A Hastings-based rural carrier has developed an industry-first IT solution to manage the demands of transporting livestock in the 21st century. Farmers Transport is the North Island's largest privately owned rural transport business, with a fleet of around 100 trucks and ten operating bases focused mostly on the East Coast and central North Island regions with operations regularly extending into the South Island. When it failed to find a suitable off-the-shelf product to digitalise its growing operation, the firm went in-house and devised an innovative IT management system that puts it ahead of the pack.
Called FROST (for Farmers Rural Operating System for Transport), the system harnesses the power of GPS, radio and mobile communications platforms to capture every detail of a job as it progresses, enabling better use of resources and more accurate calculation of service delivery costs.
"It helps us manage our trucking capacity and job flows with dispatching trucks to jobs," says CEO Jason Roebuck. "We've put in-cab equipment in our trucks that receives job information remotely, and those jobs can be updated in real time.
"If a truck gets dispatched to pick up 500 lambs but gets to the property and finds there are only 450 lambs, then that gets updated at the completion of loading. It allows us to try to optimise our loading capabilities in a day - that truck can then potentially call in somewhere else to top up that load space."
Customers are able to make savings on small jobs by pre-planned load-sharing. And FROST's capacity to deliver up-to-the-minute information on the movement of livestock can be tailored for anyone with a vested interest, from farmers and meat companies to banks and registered security holders.
Roebuck says the technology also enhances traceability - something of a holy grail for meat suppliers given growing consumer demand to know the origins of what they're eating. Farmers Transport was New Zealand's first accredited transport operator to NAIT (National Animal Identification and Tracing), a radio frequency-based system that uses electric ear tags to monitor stock movements that was introduced in 2012.
"We've recognised, as a supplier to the food industry, that there's a growing demand both here and offshore for maximum traceability, information that gives consumers some security about what they are buying. That gives the seller another proposition for buyers to have confidence in their product, and we're responding to that," says Roebuck.
Farmers Transport report that some innovative New Zealand meat companies have jumped at the chance to take advantage of this market-leading logistics capability. They say the just-in-time delivery of livestock to plants across regions utilising partner transport companies is a model that represents the most efficient use of livestock transport assets nationally.
He is not aware of any other rural transport operator with a system like FROST that links dispatch, trucks, third-party hardware and third-party operating systems. "For us, it's very important to be an innovator and a market leader."
That sense of industry leadership is something Farmers Transport shares with other firms in New Zealand's Mid-Market sector - companies with a turnover of anywhere between $2-50 million.

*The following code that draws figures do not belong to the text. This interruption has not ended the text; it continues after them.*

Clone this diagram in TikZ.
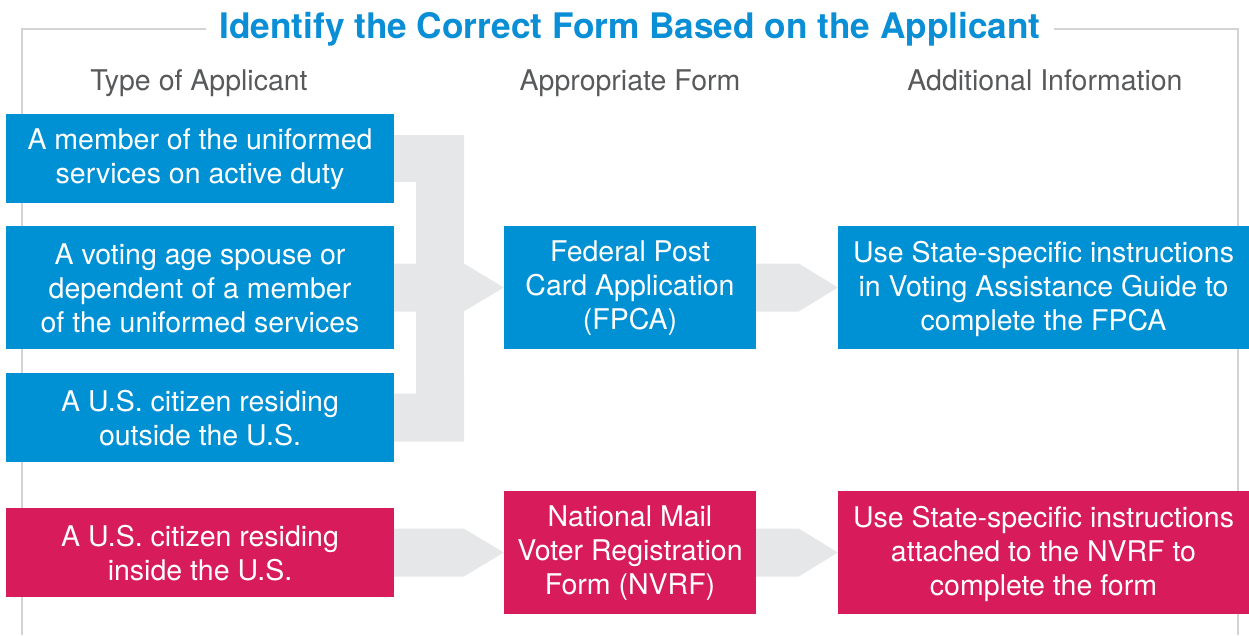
\documentclass[tikz,border=0pt]{standalone}
\usepackage{fontspec}
\setmainfont{TeX Gyre Heros}
\usetikzlibrary{calc}
\definecolor{fblue}{HTML}{0091D5}
\definecolor{fpink}{HTML}{D81B5B}
\definecolor{agray}{HTML}{E6E7E8}
\definecolor{framegray}{HTML}{D1D3D4}
\definecolor{hgray}{HTML}{58595B}
\definecolor{tblue}{HTML}{0A8FD6}
\pgfdeclarelayer{background}
\pgfsetlayers{background,main}
\begin{document}
\begin{tikzpicture}[x=1pt,y=-1pt,
  boxtext/.style={inner sep=0pt, align=center, text=white, yshift=-1pt, font=\fontsize{28.5}{34}\selectfont},
  box/.style={inner sep=0pt},
  bluebox/.style={box, fill=fblue},
  pinkbox/.style={box, fill=fpink},
  header/.style={anchor=base, text=hgray, font=\fontsize{28.5}{34}\selectfont},
  conn/.style={fill=agray, draw=none},
  framestyle/.style={draw=framegray, line width=1.5pt}
]
\useasboundingbox (0,0) rectangle (1249,635);

% title
\node[anchor=base, text=tblue, inner xsep=13pt, font=\fontsize{35.2}{40}\selectfont\bfseries] (title) at (630,38) {Identify the Correct Form Based on the Applicant};

% headers
\node[header] (h1) at (199,90) {Type of Applicant};
\node[header] (h2) at (630,90) {Appropriate Form};
\node[header] (h3) at (1045,90) {Additional Information};

% left boxes
\node[bluebox, minimum width=388pt, minimum height=89pt,
  label={[boxtext]center:{A member of the uniformed\\services on active duty}}] (b1) at (200,158.5) {};
\node[bluebox, minimum width=388pt, minimum height=123pt,
  label={[boxtext]center:{A voting age spouse or\\dependent of a member\\of the uniformed services}}] (b2) at (200,287.5) {};
\node[bluebox, minimum width=388pt, minimum height=89pt,
  label={[boxtext]center:{A U.S. citizen residing\\outside the U.S.}}] (b3) at (200,417.5) {};
\node[pinkbox, minimum width=388pt, minimum height=89pt,
  label={[boxtext]center:{A U.S. citizen residing\\inside the U.S.}}] (b4) at (200,552.5) {};

% middle boxes
\node[bluebox, minimum width=252pt, minimum height=123pt,
  label={[boxtext]center:{Federal Post\\Card Application\\(FPCA)}}] (f1) at (630,287.5) {};
\node[pinkbox, minimum width=252pt, minimum height=123pt,
  label={[boxtext]center:{National Mail\\Voter Registration\\Form (NVRF)}}] (f2) at (630,552.5) {};

% right boxes
\node[bluebox, minimum width=411pt, minimum height=123pt,
  label={[boxtext]center:{Use State-specific instructions\\in Voting Assistance Guide to\\complete the FPCA}}] (r1) at (1043.5,287.5) {};
\node[pinkbox, minimum width=411pt, minimum height=123pt,
  label={[boxtext]center:{Use State-specific instructions\\attached to the NVRF to\\complete the form}}] (r2) at (1043.5,552.5) {};

\begin{pgfonlayer}{background}
  % frame
  \coordinate (fbl) at (22,635);
  \coordinate (fbr) at (1238,635);
  \draw[framestyle] (fbl) -- (22,29) -- (title.west |- 0,29);
  \draw[framestyle] (title.east |- 0,29) -- (1238,29) -- (fbr);

  % bracket connector from b1, b2, b3 to f1
  \fill[conn] ([yshift=23.5pt]b1.east) -- ([xshift=70pt,yshift=23.5pt]b1.east)
    -- ([xshift=-40pt,yshift=24pt]f1.west) -- (f1.west) -- ([xshift=-40pt,yshift=-24pt]f1.west)
    -- ([xshift=70pt,yshift=-24pt]b3.east) -- ([yshift=-24pt]b3.east)
    -- ([yshift=24pt]b3.east) -- ([xshift=22pt,yshift=24pt]b3.east)
    -- ([xshift=22pt,yshift=-24pt]b2.east) -- ([yshift=-24pt]b2.east)
    -- ([yshift=24pt]b2.east) -- ([xshift=22pt,yshift=24pt]b2.east)
    -- ([xshift=22pt,yshift=-23.5pt]b1.east) -- ([yshift=-23.5pt]b1.east) -- cycle;

  % f1 -> r1
  \fill[conn] ([yshift=24pt]f1.east) -- ([xshift=-39pt,yshift=24pt]r1.west) -- (r1.west)
    -- ([xshift=-39pt,yshift=-24pt]r1.west) -- ([yshift=-24pt]f1.east) -- cycle;
  % b4 -> f2
  \fill[conn] ([yshift=24pt]b4.east) -- ([xshift=-40pt,yshift=24pt]f2.west) -- (f2.west)
    -- ([xshift=-40pt,yshift=-24pt]f2.west) -- ([yshift=-24pt]b4.east) -- cycle;
  % f2 -> r2
  \fill[conn] ([yshift=24pt]f2.east) -- ([xshift=-39pt,yshift=24pt]r2.west) -- (r2.west)
    -- ([xshift=-39pt,yshift=-24pt]r2.west) -- ([yshift=-24pt]f2.east) -- cycle;
\end{pgfonlayer}
\end{tikzpicture}
\end{document}
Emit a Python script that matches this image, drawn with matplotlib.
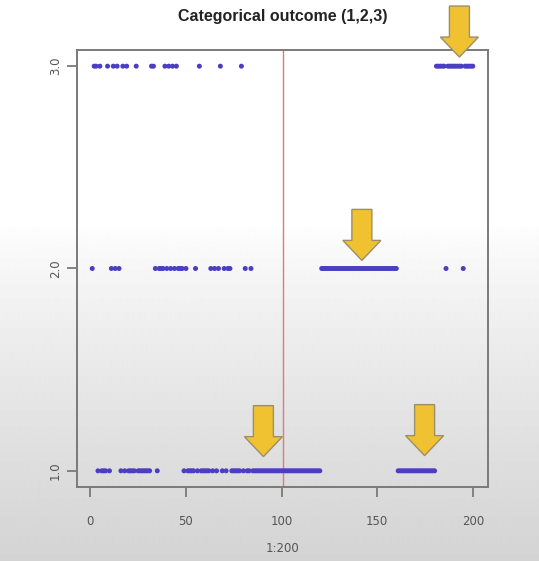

The Mid-Market contributes $66.2 billion to the New Zealand economy every year and provides 33.2 per cent of the country's employment. Agriculture and transport are big sub-sectors of the Mid-Market.
According to a 2014 GE Capital New Zealand report on the Mid-Market, businesses in this sector tend to be more willing than most to try new approaches and to lead by example, setting the standard within their industry through innovation and fresh thinking.
Naturally there have been some challenges. "It's always challenging to be at the leading edge," Roebuck remarks. "You have to really believe in it."
But in this case, innovation has been rewarded. On the strength of FROST, the firm has picked up new customers and extended its offering to larger existing clients. "It's also made our business much more timely, transparent and, importantly, manageable in a highly dynamic operating environment," he says.
It's a long way from the firm's humble origins back in the 1960s, as a small rural haulage outfit operating on Hawkes Bay's back roads. But for all the bells and whistles, Farmers Transport hasn't forgotten its rural roots.
"Transporters to the Heartland" is still the company tagline, and the attitude from the top is 100 per cent old-school. Why are they so successful? "Because we do what we say we'll do," replies Roebuck, "and we do it well."